# Book: “Knowledge representation and reasoning”

Lately I have been reading “Knowledge representation and reasoning: Logical, Philosophical, and Computational Foundations” by John Sowa and I am seriously enjoying it. Chris mentioned a very simple analogy used in the book to explain the difference between the directionality inherit in a computation and declarative notations (btw… my apologies to Chris for mixing velocity with acceleration when I told him about this :-)

Here’s the quote from the book:

*“As purely declarative notations, logic and mathematics have no inherent directionality. A computation, however, always has a purpose. It must thread its way through a tangle of relationships to find the answer to some question. As an example, Newton’s famous equation relates the force F on a body to its mass m and acceleration a:*

*F= ma.*

*By the way it’s written, this equation suggests that force is the unknown result to be computed from the given mass and acceleration.
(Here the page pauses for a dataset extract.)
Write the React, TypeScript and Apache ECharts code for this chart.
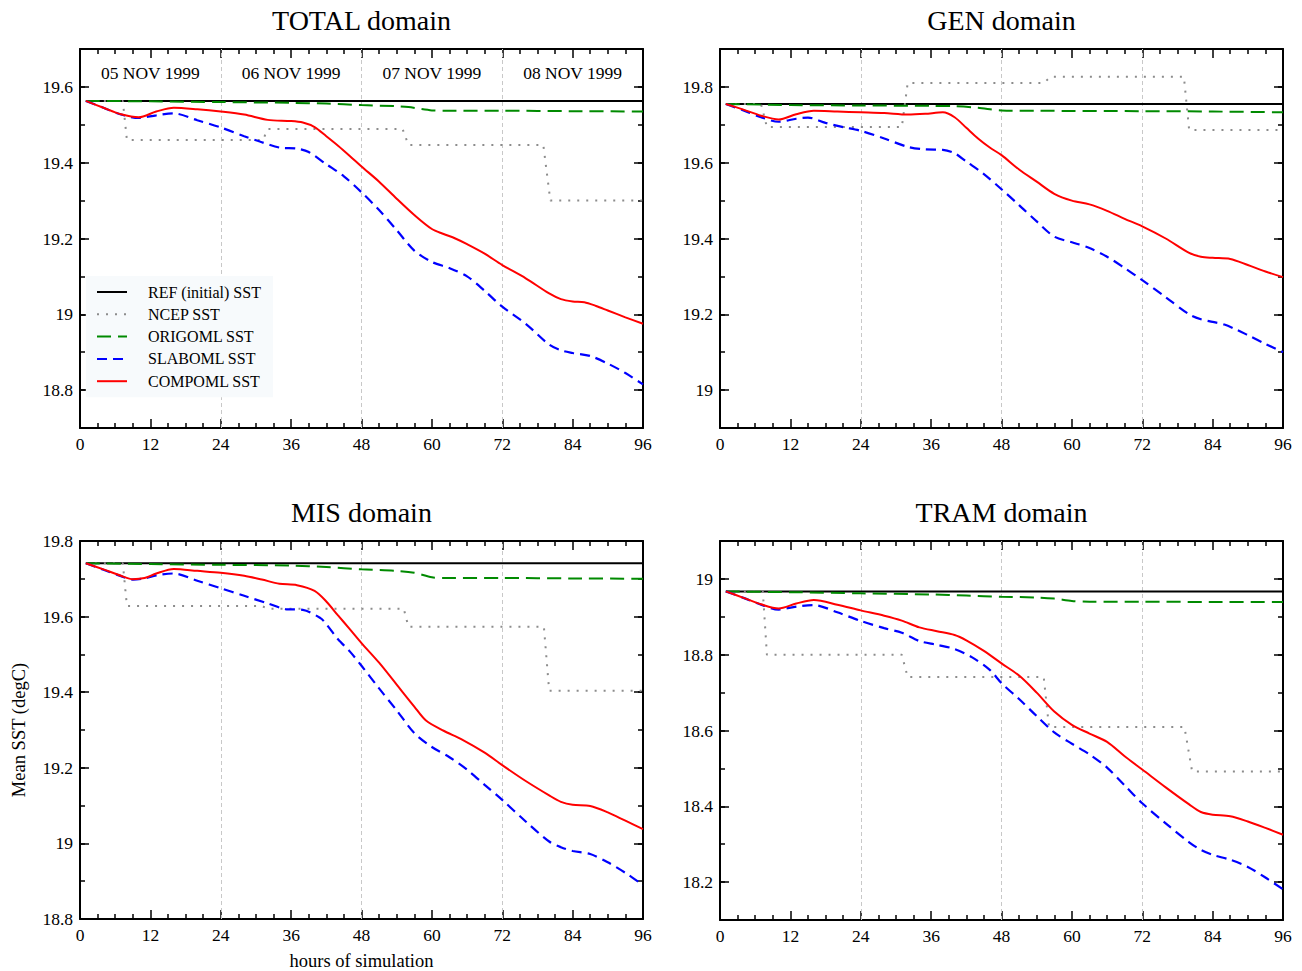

Yet the equation could just as well be used to compute the mass from F and a or the acceleration from F and m.*

*Similar observations apply to logical implications, which can be used in forward-chaining or backward-chaining applications…”* (“Knowledge representation and reasoning: Logical, Philosophical, and Computational Foundations”, John Sowa, Brooks/Cole, 2000)

The book is great so far (I am half way into it). It talks about the philosophy of knowledge representation and reasoning from the Greek to modern-day philosophers and the approaches to building systems; from ontologies and semantics, to logic, message processing, object-orientation and functional programming. It’s a great text book which I didn’t have the pleasure of reading when I was an undergraduate.